Paul Weller
Thursday June 19, 2008 in books read 2008 | music
This one’s only for the fans. That’s not to say that Paulo Hewitt’s biography of Paul Weller is worthless. It isn’t. However, Hewitt is much enamoured with the singer-songwriter. A close friend for over quarter of a century (a friendship that ironically ended with the publication of this book), his depth of knowledge is unquestionable – as is his appreciation of the music. But the writing is spoilt by the presence of the author in the timeline. There’s too much of the sycophantic “me and Paul” stance in this biography, which made me understand just a little why Weller perhaps ditched this supposedly close friend.
No matter. He’s a strange man, and his odd character is one of the reasons why I warm to him so much. Growing ever-grumpy with age, now to almost Van Morrison proportions, Weller has always been weirdly inarticulate. He’s never come across too well in interviews, especially in the Style Council days where he attempted to experiment with humour. Hewitt attempts to drill into us the fact that he was having a great laugh, although my memories of the 80s Weller are uncomfortable. As are the interviews with his Council cohort Mick Talbot at the time, a bit part player strangely almost completely absent from this book. But Hewitt also exposes his mood swings, erratic choices in life and cruelty of character, which somehow works in his favour. An archetypal artistic temperament perhaps, but Paul Weller is certainly a great artist.

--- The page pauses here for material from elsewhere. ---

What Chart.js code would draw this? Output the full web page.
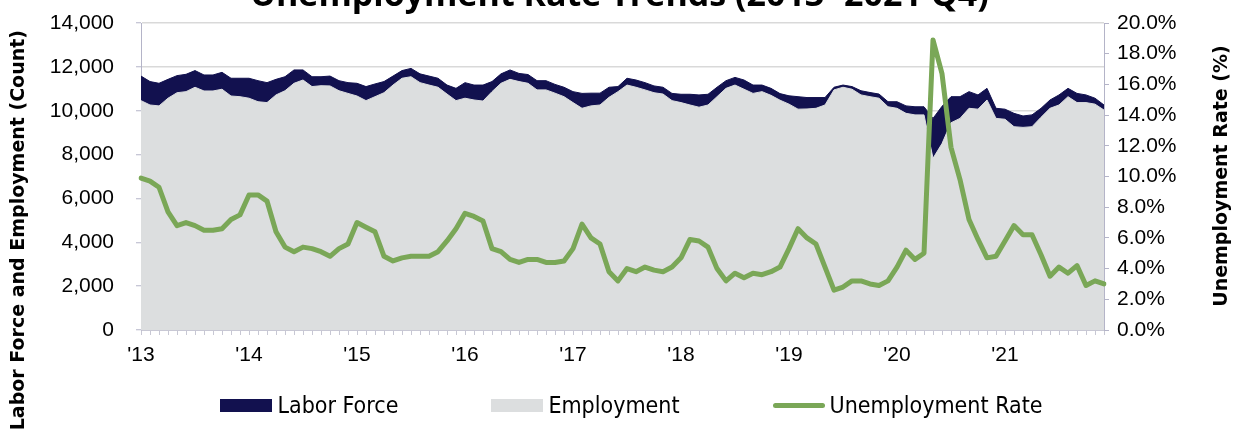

It all began for me in 1979/1980 where as an English schoolboy amongst millions of English schoolboys I discovered The Jam. Looking back, the popularity, artistic brilliance and sheer excitement of this band is possibly second to only The Beatles. Sure, other bands such as The Smiths were subsequently bigger in my life, but The Jam hit me at the right time. It also helped that there was a huge Mod contingent at my school in south London, helped also by the fact that Mick Talbot and his band The Merton Parkas were ex-pupils (some of our Mod contingent later starred in a Style Council video for heaven’s sake). Weller became a huge talking point, and although I wasn’t as big a fan as my friends in the Mod contingent (a friendship that sat uncomfortably with my closeness to the New Romantic contingent) I was kept awake at night by Weller’s creative cleverness, and the brilliant run of singles that included Eton Rifles, Going Underground, Start!, Absolute Beginners and the rest.
Paulo Hewitt dwells, as you might expect any Weller biographer to do, on the fact that Paul split The Jam in 1982. They were at the height of their success at this time and he was only 24 years old. He could have kept it going for another five years at least (this is probably a mean prediction; the ex-members of The Jam are now touring 26 years later with From the Jam and with some success). Crazy perhaps at the time, although it all makes a kind of perfect sense now. Through experimentation with different musical styles throughout the 80s to his mature solo career from the 90s onward he has, as Hewitt rightly points out, outlived all of his contemporaries. The elitist punk bands such as The Sex Pistols and The Clash, who looked down on him as he came from Woking and not within the square mile radius of The Kings Road, through to Elvis Costello, who he has rightly usurped as the long lived elder man of music.
Most telling in this portrait is who Weller’s fans are and who Weller, a difficult man on a good day, himself likes. Alongside his obvious influences such as The Beatles and The Kinks, he’s also a big Syd Barrett fan, and has recently expanded his horizons to include Nick Drake. He’s also embraced Acid House music, although Polydor records refused to release the final and very experimental Style Council album in the late 80s. But, at least within the music business, Weller’s admirers are select. Of his contribution to Band Aid in 1984 Hewitt reports that nobody chose to speak to him on the day of recording. And thinking of the self-congratulatory images of Bono, George Michael, Simon Le Bon and the rest I love him more for it. He’s had run-ins with the likes of Pete Townsend, and mysteriously refused to meet his idol Steve Marriott. The journalist Paul Morley, who can only enthuse about that square mile radius of The Kings Road and its enduring effect on Manchester, is not a fan.
But I am. Read this for interesting anecdotes and facts, but otherwise listen to the music. Start with Wild Wood, then flip back to The Jam stuff. His latest, 22 Dreams, is fantastic too. And if you’ve read this far it isn’t just boy’s music. Driving back from a conference today with a work colleague we listened to a few Weller songs and quietly enthused about the greatness of man. And this with a girl. From an all-boy, semi-Mod school this meant a lot to me.